Start of Data section

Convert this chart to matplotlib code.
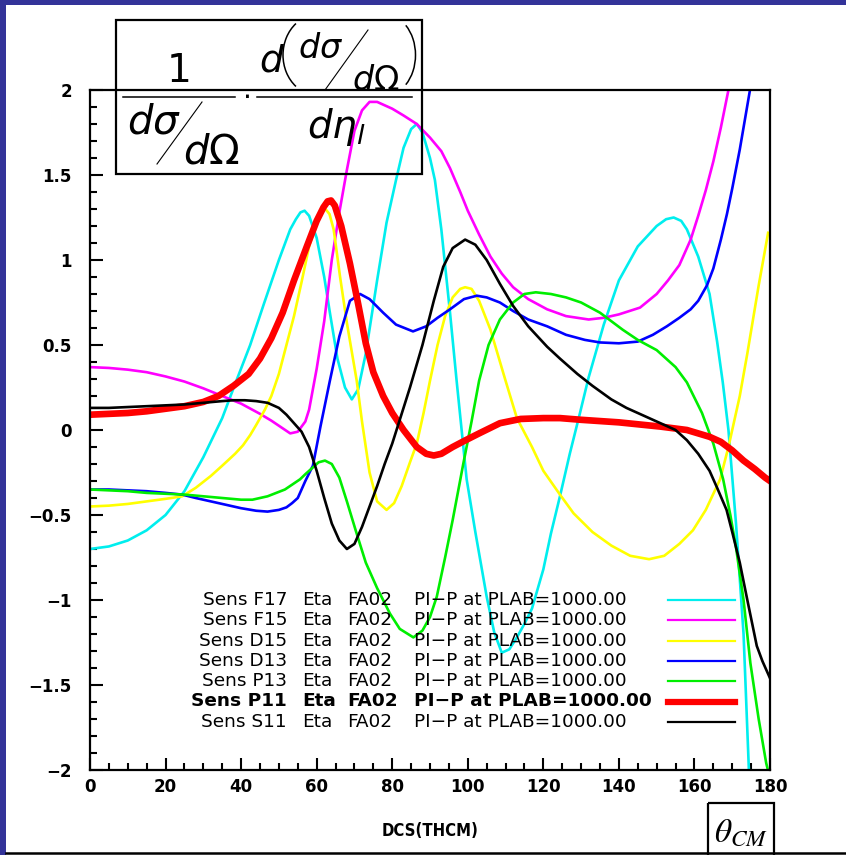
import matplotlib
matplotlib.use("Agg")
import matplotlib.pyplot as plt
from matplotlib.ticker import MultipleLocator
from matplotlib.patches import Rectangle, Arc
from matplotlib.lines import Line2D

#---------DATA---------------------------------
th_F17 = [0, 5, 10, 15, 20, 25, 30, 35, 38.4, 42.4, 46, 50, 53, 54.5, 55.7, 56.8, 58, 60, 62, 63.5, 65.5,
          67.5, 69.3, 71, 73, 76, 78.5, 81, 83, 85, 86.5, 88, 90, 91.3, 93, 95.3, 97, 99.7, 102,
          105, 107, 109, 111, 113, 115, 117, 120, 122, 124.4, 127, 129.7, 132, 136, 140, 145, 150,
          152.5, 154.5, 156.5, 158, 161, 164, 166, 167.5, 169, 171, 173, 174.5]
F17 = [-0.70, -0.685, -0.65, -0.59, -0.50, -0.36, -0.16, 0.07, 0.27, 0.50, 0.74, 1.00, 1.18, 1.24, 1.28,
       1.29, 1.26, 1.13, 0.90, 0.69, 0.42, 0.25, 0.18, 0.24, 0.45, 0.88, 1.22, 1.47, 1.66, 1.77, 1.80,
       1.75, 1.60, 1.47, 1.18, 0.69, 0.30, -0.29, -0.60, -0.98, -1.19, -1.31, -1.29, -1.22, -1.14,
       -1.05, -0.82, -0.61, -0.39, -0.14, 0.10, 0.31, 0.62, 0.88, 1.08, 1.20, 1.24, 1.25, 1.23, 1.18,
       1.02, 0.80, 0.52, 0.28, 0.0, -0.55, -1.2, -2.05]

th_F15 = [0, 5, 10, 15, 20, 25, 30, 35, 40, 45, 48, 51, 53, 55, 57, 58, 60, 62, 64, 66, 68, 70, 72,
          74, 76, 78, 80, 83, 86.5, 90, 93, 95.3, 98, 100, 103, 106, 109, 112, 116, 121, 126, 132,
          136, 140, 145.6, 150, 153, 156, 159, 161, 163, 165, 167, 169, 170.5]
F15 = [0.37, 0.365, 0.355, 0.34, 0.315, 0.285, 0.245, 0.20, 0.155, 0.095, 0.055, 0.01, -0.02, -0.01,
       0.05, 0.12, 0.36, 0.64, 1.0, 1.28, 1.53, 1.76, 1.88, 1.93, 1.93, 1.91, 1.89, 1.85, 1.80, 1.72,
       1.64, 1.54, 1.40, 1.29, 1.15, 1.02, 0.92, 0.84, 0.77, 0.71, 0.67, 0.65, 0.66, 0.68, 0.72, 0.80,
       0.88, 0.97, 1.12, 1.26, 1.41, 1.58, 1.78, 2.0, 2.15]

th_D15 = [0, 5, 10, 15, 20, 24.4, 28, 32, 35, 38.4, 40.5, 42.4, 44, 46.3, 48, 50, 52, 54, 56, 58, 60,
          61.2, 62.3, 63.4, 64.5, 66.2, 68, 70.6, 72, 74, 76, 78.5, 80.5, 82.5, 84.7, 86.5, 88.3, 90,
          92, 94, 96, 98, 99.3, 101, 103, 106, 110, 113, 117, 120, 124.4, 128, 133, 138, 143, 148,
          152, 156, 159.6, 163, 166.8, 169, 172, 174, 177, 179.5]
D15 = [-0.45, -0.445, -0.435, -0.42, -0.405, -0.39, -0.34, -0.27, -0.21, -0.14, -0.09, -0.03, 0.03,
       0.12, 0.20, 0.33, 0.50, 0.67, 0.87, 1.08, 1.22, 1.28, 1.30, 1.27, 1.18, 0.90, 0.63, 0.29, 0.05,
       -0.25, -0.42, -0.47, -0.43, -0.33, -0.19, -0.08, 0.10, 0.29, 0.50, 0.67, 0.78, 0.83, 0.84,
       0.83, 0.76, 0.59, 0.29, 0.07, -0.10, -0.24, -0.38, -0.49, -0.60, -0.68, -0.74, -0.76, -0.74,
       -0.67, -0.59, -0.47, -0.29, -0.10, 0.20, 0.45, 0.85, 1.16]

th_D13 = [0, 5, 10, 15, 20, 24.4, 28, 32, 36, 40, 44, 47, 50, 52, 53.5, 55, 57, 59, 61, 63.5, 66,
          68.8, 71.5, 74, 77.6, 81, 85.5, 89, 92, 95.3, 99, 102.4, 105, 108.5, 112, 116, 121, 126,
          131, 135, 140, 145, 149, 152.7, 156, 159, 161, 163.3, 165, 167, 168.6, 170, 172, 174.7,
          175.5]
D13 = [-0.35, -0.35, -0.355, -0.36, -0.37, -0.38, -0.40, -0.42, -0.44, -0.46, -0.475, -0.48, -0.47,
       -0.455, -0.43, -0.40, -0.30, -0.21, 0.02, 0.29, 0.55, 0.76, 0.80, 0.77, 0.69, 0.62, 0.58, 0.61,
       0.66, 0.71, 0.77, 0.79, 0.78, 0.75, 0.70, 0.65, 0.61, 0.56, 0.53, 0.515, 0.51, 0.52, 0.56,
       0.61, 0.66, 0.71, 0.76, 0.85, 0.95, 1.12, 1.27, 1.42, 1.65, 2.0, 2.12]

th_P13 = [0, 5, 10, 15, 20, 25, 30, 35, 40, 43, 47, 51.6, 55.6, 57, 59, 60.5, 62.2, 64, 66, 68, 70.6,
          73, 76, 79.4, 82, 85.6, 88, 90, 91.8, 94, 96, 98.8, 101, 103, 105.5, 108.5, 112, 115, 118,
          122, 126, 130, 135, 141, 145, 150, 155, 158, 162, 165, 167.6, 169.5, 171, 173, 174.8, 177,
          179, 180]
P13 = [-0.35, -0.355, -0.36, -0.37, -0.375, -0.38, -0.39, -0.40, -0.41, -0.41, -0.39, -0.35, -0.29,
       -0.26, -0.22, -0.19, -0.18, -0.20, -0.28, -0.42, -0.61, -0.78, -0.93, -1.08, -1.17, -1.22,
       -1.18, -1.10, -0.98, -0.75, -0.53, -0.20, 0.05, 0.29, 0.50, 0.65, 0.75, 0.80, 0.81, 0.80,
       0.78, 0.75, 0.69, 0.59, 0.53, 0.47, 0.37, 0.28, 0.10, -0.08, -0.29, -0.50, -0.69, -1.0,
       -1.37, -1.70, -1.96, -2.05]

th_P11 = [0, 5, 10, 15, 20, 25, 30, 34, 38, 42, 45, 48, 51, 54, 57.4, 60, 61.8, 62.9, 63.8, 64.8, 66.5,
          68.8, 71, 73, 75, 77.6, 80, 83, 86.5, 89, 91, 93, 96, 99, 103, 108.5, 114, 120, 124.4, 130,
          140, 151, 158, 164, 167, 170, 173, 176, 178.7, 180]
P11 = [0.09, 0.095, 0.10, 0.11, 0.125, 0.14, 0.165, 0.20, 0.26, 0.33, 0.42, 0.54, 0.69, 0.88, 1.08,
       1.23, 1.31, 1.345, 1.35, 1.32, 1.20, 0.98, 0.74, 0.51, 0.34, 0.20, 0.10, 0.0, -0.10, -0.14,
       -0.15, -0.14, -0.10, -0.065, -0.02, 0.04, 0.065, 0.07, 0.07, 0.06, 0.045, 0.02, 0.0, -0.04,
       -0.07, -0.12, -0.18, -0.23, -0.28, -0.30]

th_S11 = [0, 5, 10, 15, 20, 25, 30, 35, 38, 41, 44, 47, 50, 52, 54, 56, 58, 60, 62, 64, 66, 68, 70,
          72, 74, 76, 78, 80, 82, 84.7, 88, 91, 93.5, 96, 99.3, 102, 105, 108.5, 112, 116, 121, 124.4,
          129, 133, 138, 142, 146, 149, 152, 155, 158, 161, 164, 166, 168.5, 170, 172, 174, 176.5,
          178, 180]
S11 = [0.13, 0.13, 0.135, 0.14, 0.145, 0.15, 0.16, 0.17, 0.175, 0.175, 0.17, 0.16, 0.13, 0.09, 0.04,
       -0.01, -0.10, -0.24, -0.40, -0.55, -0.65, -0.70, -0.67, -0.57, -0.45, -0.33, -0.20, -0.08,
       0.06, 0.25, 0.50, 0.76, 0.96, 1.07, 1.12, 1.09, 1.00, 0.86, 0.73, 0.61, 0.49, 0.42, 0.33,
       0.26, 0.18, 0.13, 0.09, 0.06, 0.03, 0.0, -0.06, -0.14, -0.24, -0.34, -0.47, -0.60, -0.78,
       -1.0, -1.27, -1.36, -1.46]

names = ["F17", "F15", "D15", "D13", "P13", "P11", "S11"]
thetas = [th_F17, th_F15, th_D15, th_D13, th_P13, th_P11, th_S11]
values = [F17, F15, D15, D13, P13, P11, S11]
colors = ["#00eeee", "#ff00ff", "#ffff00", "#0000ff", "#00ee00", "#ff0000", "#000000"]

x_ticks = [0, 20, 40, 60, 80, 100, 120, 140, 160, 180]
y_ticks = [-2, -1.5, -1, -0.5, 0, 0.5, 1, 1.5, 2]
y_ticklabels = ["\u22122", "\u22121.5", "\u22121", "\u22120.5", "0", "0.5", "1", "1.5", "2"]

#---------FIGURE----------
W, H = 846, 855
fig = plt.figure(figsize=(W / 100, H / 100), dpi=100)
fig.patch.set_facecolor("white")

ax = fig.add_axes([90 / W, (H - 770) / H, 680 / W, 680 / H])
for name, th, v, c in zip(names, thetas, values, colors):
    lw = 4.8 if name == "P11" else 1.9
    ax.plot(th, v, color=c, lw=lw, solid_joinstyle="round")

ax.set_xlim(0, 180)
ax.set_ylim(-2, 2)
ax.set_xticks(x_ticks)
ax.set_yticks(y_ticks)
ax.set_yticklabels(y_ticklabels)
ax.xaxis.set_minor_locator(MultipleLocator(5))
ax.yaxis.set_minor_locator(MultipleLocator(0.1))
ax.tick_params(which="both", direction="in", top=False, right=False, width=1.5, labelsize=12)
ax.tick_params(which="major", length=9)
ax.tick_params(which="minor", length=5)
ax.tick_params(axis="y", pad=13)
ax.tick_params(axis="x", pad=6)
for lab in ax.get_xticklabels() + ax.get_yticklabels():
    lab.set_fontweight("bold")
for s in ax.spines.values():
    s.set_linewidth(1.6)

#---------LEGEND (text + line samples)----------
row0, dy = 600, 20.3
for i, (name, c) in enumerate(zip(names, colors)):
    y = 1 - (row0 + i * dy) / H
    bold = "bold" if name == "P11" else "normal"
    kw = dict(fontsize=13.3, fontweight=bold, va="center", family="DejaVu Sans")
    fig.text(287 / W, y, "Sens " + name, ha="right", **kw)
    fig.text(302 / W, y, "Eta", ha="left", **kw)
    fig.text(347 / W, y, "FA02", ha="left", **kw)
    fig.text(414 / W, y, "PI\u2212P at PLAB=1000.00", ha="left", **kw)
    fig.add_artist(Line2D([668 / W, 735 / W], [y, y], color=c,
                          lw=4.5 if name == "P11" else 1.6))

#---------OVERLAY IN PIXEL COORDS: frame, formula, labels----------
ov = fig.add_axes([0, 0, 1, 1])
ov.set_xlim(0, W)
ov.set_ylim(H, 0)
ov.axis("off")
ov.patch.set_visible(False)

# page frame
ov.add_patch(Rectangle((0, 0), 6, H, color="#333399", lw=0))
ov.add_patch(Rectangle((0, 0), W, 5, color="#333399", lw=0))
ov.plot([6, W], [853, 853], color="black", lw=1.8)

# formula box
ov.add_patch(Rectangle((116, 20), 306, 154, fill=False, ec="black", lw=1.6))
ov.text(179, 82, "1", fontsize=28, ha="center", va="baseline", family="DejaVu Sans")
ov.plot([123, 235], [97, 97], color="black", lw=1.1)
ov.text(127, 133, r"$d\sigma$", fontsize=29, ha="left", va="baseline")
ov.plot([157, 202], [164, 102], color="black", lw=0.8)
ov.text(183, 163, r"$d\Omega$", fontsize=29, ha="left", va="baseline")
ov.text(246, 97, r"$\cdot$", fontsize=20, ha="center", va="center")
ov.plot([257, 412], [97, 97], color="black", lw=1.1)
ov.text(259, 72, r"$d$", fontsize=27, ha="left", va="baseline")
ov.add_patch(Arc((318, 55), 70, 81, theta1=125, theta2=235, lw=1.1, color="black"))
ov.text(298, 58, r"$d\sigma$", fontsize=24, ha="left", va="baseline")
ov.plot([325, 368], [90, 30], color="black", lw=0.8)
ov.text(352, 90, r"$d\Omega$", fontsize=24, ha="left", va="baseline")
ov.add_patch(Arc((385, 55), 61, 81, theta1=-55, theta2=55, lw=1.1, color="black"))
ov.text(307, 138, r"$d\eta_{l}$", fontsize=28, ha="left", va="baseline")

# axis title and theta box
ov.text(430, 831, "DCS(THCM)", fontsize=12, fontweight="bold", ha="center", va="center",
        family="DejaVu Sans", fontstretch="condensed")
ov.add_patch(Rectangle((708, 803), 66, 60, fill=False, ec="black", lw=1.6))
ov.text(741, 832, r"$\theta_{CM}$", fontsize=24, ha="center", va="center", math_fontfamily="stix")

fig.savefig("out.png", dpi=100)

End of Data section

> Work instructions: Return only the lines from the start of the data through the line that contains "from matplotlib.lines import Line2D", please, copying them exactly and omitting all pictures.

> Worked solution:
Convert this chart to matplotlib code.
import matplotlib
matplotlib.use("Agg")
import matplotlib.pyplot as plt
from matplotlib.ticker import MultipleLocator
from matplotlib.patches import Rectangle, Arc
from matplotlib.lines import Line2D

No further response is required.